Let's Understand The Plan With An Example:
Please note:
Minimum premium is Rs.35,000 and maximum age is 18 years and maximum age is 50 years
The value with assumewd rates of returns@4% and 8% p.a. are not guaranteed and they are not the upper or lower limits of returns of the returns of the Funds selected by the policyholder and that the performance of the Funds is dependent on a number of factors including future investment performance.
Eligibility
The plan can be bought only by Resident Indians. The other eligibility criteria of the plan includes:
Minimum | Maximum | |
Entry age (Last Birthday) | 18 years | 50 years |
Maturity Age (Last Birthday) | NA | 60 years |
Plan tenure | 10, 15 or 20 years | |
Premium payable | Rs.35,000 | Rs.5 lakhs |
Premium Paying Term | Equal to plan tenure | |
Sum Assured | 10 or 20 times the annual premium subject to a minimum of Rs.3.5 lakhs | Ages 18-40 years – 50 lakhs Ages 41 to 50 years – 30 lakhs |
Premium payment mode | Monthly, quarterly, half-yearly, yearly |
Surrender Value
The policy has a 5 year lock-in period. If premiums are discontinued within the first 5 years, the funds in the Fund Value would be transferred to the Discontinuance Policy Fund after deducting the Discontinuation charges.
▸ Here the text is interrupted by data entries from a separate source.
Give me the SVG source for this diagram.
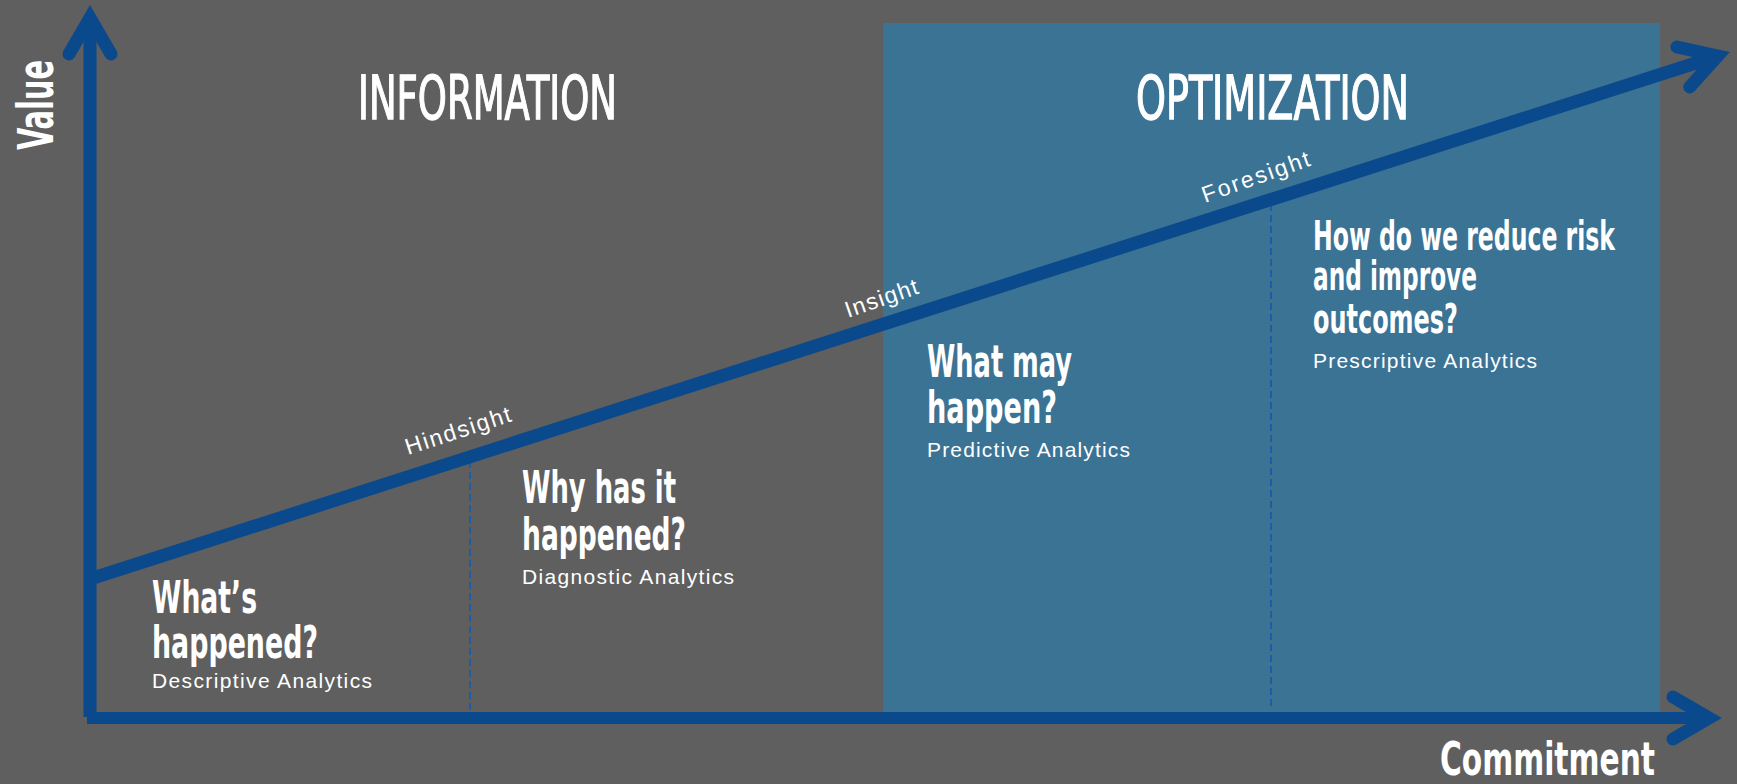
<svg xmlns="http://www.w3.org/2000/svg" width="1737" height="784" viewBox="0 0 1737 784">
  <style>
    .cond { font-family: "Liberation Sans Narrow", "DejaVu Sans Condensed", "Liberation Sans", sans-serif; fill: #ffffff; }
    .title { font-size: 60px; font-weight: normal; stroke: #ffffff; stroke-width: 1.3px; }
    .head { font-size: 44px; font-weight: bold; }
    .head2 { font-size: 40px; font-weight: bold; }
    .axislabel { font-size: 50px; font-weight: bold; }
    .sub { font-family: "Liberation Sans", Arial, sans-serif; font-size: 21px; fill: #ffffff; }
    .tag { font-family: "Liberation Sans", Arial, sans-serif; font-size: 23px; fill: #ffffff; }
    .axis { stroke: #0a4a8c; stroke-width: 13; fill: none; }
    .dash { stroke: #1d5ca6; stroke-width: 2; stroke-dasharray: 7 4; fill: none; }
  </style>
  <defs>
    <marker id="head" markerUnits="userSpaceOnUse" orient="auto" refX="0" refY="0" markerWidth="100" markerHeight="100" viewBox="-60 -50 100 100" overflow="visible">
      <path d="M -36,-21 L 0,0 L -36,21" stroke="#0a4a8c" stroke-width="13" fill="none" stroke-linecap="round" stroke-linejoin="miter" stroke-miterlimit="10"/>
    </marker>
  </defs>

  <rect id="background" x="0" y="0" width="1737" height="784" fill="#5f5f5f"/>
  <rect id="optimization-panel" x="883" y="23" width="777" height="690" fill="#3b7395"/>

  <g id="connectors">
    <line class="dash" x1="470" y1="461" x2="470" y2="710"/>
    <line class="dash" x1="1271" y1="204" x2="1271" y2="710"/>
    <path id="value-axis" class="axis" d="M 90,717 L 90,18" marker-end="url(#head)"/>
    <path id="commitment-axis" class="axis" d="M 87,718 L 1709,718" style="stroke-width:12" marker-end="url(#head)"/>
    <path id="trend" class="axis" d="M 90,579 L 1717.6,56" marker-end="url(#head)"/>
  </g>

  <g id="axis-labels">
    <text class="cond axislabel" transform="translate(53,150) rotate(-90)" x="0" y="0" textLength="90" lengthAdjust="spacingAndGlyphs">Value</text>
    <text class="cond axislabel" x="1440" y="775" style="font-size:46px" textLength="215" lengthAdjust="spacingAndGlyphs">Commitment</text>
  </g>

  <g id="information-title">
    <text class="cond title" x="358" y="119" textLength="259" lengthAdjust="spacingAndGlyphs">INFORMATION</text>
  </g>
  <g id="optimization-title">
    <text class="cond title" x="1136" y="119" textLength="273" lengthAdjust="spacingAndGlyphs">OPTIMIZATION</text>
  </g>

  <g id="tags">
    <text class="tag" transform="translate(408,455) rotate(-18)" textLength="110" lengthAdjust="spacing">Hindsight</text>
    <text class="tag" transform="translate(848,318) rotate(-19)" textLength="76" lengthAdjust="spacing">Insight</text>
    <text class="tag" transform="translate(1205,203) rotate(-19.5)" textLength="113" lengthAdjust="spacing">Foresight</text>
  </g>

  <g id="descriptive">
    <text class="cond head" x="152" y="613" textLength="105" lengthAdjust="spacingAndGlyphs">What’s</text>
    <text class="cond head" x="152" y="658" textLength="166" lengthAdjust="spacingAndGlyphs">happened?</text>
    <text class="sub" x="152" y="688" textLength="220" lengthAdjust="spacing">Descriptive Analytics</text>
  </g>

  <g id="diagnostic">
    <text class="cond head" x="522" y="503" textLength="154" lengthAdjust="spacingAndGlyphs">Why has it</text>
    <text class="cond head" x="522" y="550" textLength="164" lengthAdjust="spacingAndGlyphs">happened?</text>
    <text class="sub" x="522" y="584" textLength="212" lengthAdjust="spacing">Diagnostic Analytics</text>
  </g>

  <g id="predictive">
    <text class="cond head" x="927" y="377" textLength="145" lengthAdjust="spacingAndGlyphs">What may</text>
    <text class="cond head" x="927" y="423" textLength="130" lengthAdjust="spacingAndGlyphs">happen?</text>
    <text class="sub" x="927" y="457" textLength="203" lengthAdjust="spacing">Predictive Analytics</text>
  </g>

  <g id="prescriptive">
    <text class="cond head2" x="1313" y="250" textLength="302" lengthAdjust="spacingAndGlyphs">How do we reduce risk</text>
    <text class="cond head2" x="1313" y="290" textLength="164" lengthAdjust="spacingAndGlyphs">and improve</text>
    <text class="cond head2" x="1313" y="333" textLength="145" lengthAdjust="spacingAndGlyphs">outcomes?</text>
    <text class="sub" x="1313" y="368" textLength="224" lengthAdjust="spacing">Prescriptive Analytics</text>
  </g>
</svg>
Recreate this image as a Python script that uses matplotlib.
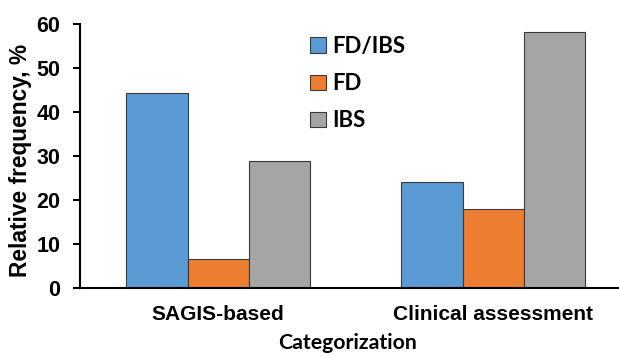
import matplotlib
matplotlib.use("Agg")
import matplotlib.pyplot as plt
import numpy as np

categories = ["SAGIS-based", "Clinical assessment"]
series_names = ["FD/IBS", "FD", "IBS"]
fd_ibs = [44.4, 24.0]
fd = [6.5, 18.0]
ibs = [28.9, 58.1]
yticks = [0, 10, 20, 30, 40, 50, 60]

colors = ["#5B9BD5", "#ED7D31", "#A5A5A5"]

plt.rcParams["font.family"] = "Liberation Sans"
plt.rcParams["font.weight"] = "bold"

fig = plt.figure(figsize=(6.19, 3.56), dpi=100)
ax = fig.add_axes([80/619, 68/356, 1 - 80/619, 264/356])

x = np.arange(len(categories))
w = 0.222
for i, (vals, name) in enumerate(zip([fd_ibs, fd, ibs], series_names)):
    ax.bar(x + (i - 1) * w, vals, w, color=colors[i], edgecolor="#3a3a3a",
           linewidth=0.8, label=name)

ax.set_xlim(-0.502, 1.458)
ax.set_ylim(0, 60)
ax.set_yticks(yticks)
ax.set_xticks(x)
ax.set_xticklabels(categories)
ax.tick_params(axis="x", length=0, pad=12, labelsize=15)
ax.tick_params(axis="y", length=5, width=1.5, pad=9, labelsize=15.5)
for s in ["top", "right"]:
    ax.spines[s].set_visible(False)
for s in ["left", "bottom"]:
    ax.spines[s].set_linewidth(1.5)

fig.text(21/619, 1 - 160/356, "Relative frequency, %", fontsize=16.4,
         fontweight="bold", rotation=90, ha="center", va="center")

fig.text(348/619, 1 - 349/356, "Categorization", fontfamily="Lato", fontweight="bold",
         fontsize=15.3, ha="center", va="baseline")

leg = ax.legend(loc="upper left", bbox_to_anchor=(310/619, 1 - 36/356),
                bbox_transform=fig.transFigure, frameon=False,
                prop={"family": "Lato", "weight": "bold", "size": 16},
                handlelength=0.7, handleheight=0.7, handletextpad=0.3,
                labelspacing=0.73, borderaxespad=0, borderpad=0)

fig.savefig("out.png", dpi=100)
This fund would earn a minimum interest of 4% per annum. The money would remain in the Discontinuance Policy Fund till the completion of 5 years and the Fund Management charges would be deducted as and when applicable. If the policyholder dies during this period, the Fund Value as on the date of death would be paid. Otherwise, after the completion of the lock-in period of 5 years, the available Fund Value would be paid
If the plan is surrendered any time after the completion of 5 years, the available Fund Value would be paid without deduction of any charges
Revival is allowed within 2 years from the date of the first unpaid premium. The policyholder would be required to pay the outstanding premium and any interest charged by the insurer to revive his policy.
Exclusions
- If the policyholder commits suicide within 12 months of policy commencement or renewal, the available Fund Value would be paid to the nominee.
- In case of Accident Benefit, the accident should not be due to alcohol and drug abuse, war and civil commotion, radiation, aviation, non-compliance of medical advice, infection, self-inflicted injury, criminal acts, or hazardous sports and hobbies or for ailments or conditions for which medical treatments were received 48 months prior to policy commencement or revival.
Claim Process
If the premiums are not paid within the Grace Period, the policy would lapse. The lapsed policy can be revived, surrendered or made paid-up as per the policyholder’s choice.
Making the policy Paid-up
The policy can be converted into a paid-up policy only if 5 full years’ premiums have been paid. After conversion, the policy would acquire a paid-up value which would be:
Paid –up Value = Sum Assured * (number of Premiums Paid / total number of premiums payable)
The Accidental Sum Assured would also be reduced on a similar basis when the policy is paid-up.
A paid-up policy would attract mortality charges, charges for the inbuilt riders, Fund management Charges and Policy Administration charges.